Seslenelim Aşka
Ey sevgili... Sen benim içten içe kanayan en derin yaramsın. Ne kadar özlendiğini bir bilsen, yokluğundan utanırsın.
Nedir sevgi?
Sevgi bazen sade bir gülümsemede görülür, bazen "Seni Seviyorum" sesi ile duyulur. Bazen bir şiir olup akar, bazen bir mektupta okunur. Bazen bir resim çizdirir, bazende bir hikaye yazdırır.
Sevgi bazen bir hediye de bazen de bir duada saklıdır. Sevgi ve Aşk öylesine bir bütündür ki sen ayırmak istesen de yürek ayırmaz. Hayat denen bu kısır döngüde öyle acımasız şeylere kaptırıyoruz ki kendimizi ne sevmeyi becerebiliyoruz ne de aşkın hakkını vermeyi. Hayatımızın yarısı kınamakla geçiyor, diğer yarısı da kınadıklarımızı yaşamakla. Ziyan ediyoruz ömrümüzü.

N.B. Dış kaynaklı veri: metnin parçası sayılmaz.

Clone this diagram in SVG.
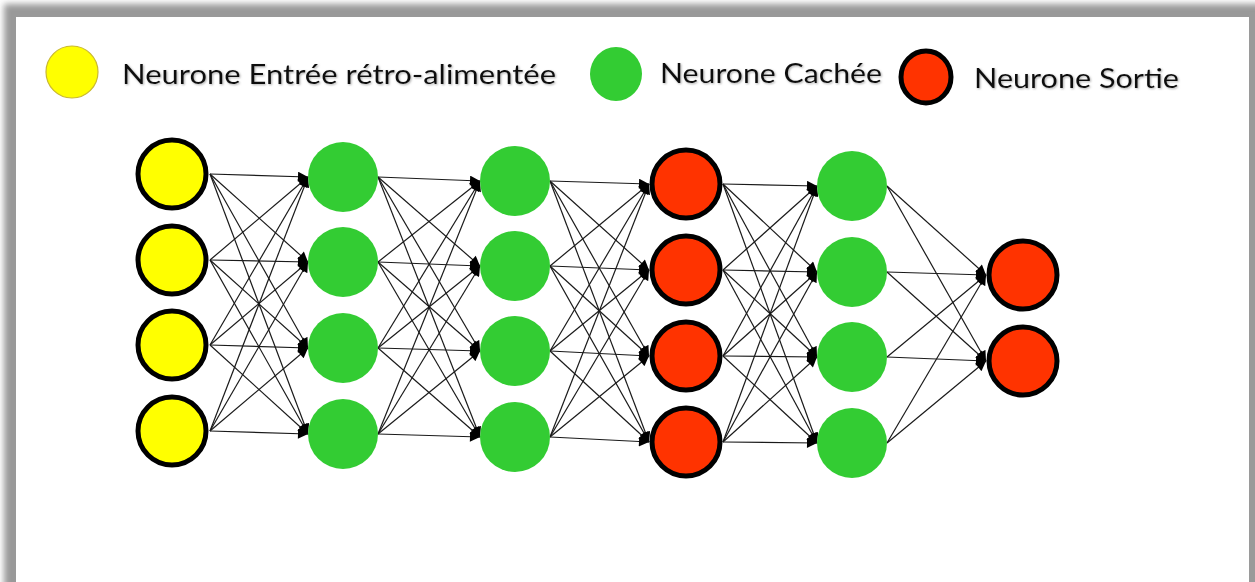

Gerçekten biliyor muyuz gerçek aşkı ve sevgiyi? Tanışan var mıdır her ikisiyle de.
Mecnuna sormuşlar; Leyla'ya hakkını helal eder misin diye? Etmem deyince; Neden peki derler... Mecnun cevap verir; Ahrette helalleşme bahanesiyle de olsa bir kez daha görürüm diye... Var mıdır böylesine büyük sevgiler, gerçek aşklar? Var mıdır gözün gördüğü değil, gönlün gördüğü yürekler? Vardır elbet, gözleri uzaklara dalan birinin, yakınlarda olmayan bir hikayesi... Parmaklarınızın arasındaki boşluklar neden vardır biliyor musunuz? Ben söyleyeyim, bir başkası gelip o boşluğu doldurabilsin diye…
Şimdiki aşklara, aşıklara bakıyorum da bir günde aşık olup üç günde sevgili oluyorlar. Her şeyde olduğu gibi, bu duygunun da sahtesini yaşıyorlar. Anında güvenip, anında ayrılıyorlar. Kimsenin sizin yanınızda olmasına güvenmeyin; karşınıza geçmesi için bir adım, düşmanınız olması için bir lafınız yeter. İşte bunu bilmiyorlar. Hayat, adanmak için değil yaşanmak içindir... Varsa yüreğinizde gerçek sevdalarınız, aşklarınız, hakkını vererek yaşayın. Günün adamı olmaya çalışmayın, hakikatin adamı olmaya çalışın, çünkü gün dediğin değişir ama hakikat değişmez. Varsa hayatınızda böylesine büyük bir sevda ne kalbinizle, ne de aklınızla sevin; olur ya kalp durur, akıl unutulur. Sevdanızı Ruhunuzla sevin. O ne durur ne de unutulur... Bırakın senin için ölürüm laflarını ciddiye almayı... Bunu size söyleyenler önce kendileri için yaşamayı öğrensinler, sonra sizin için ölsünler. Aşk dediğimiz şey sandığımız kadar değil yandığımız kadardır unutmayın."İyiki tanımışım" ile " keşke tanımasaydım " dediğiniz kişi eğer aynı kişiyse bırakmayın onu doyasıya yaşayın. Onu bunu özlersiniz tamam da; eğer kendinizi özlemeye başlarsanız işte orada sıkıntı başlar. Haydi, gelin varsa böyle bir sevdamız birlikte seslenelim ona...
Sağ yanım boşlukta... Sen benim sol yanımdasın.Adın yoklukta...! Soruyorum şimdi sana; En çok hangi yanda acır canın? Gidende mi kalanda mı?Hangi tarafta kalır en çok adın...? Susanda mı, soranda mı? Peki hangisinde daha çok varsın...? Yürekte mi... akılda mı? Diyelim.
Sevgi dolu yarınlarınız olsun sevgili gönül dostlarım.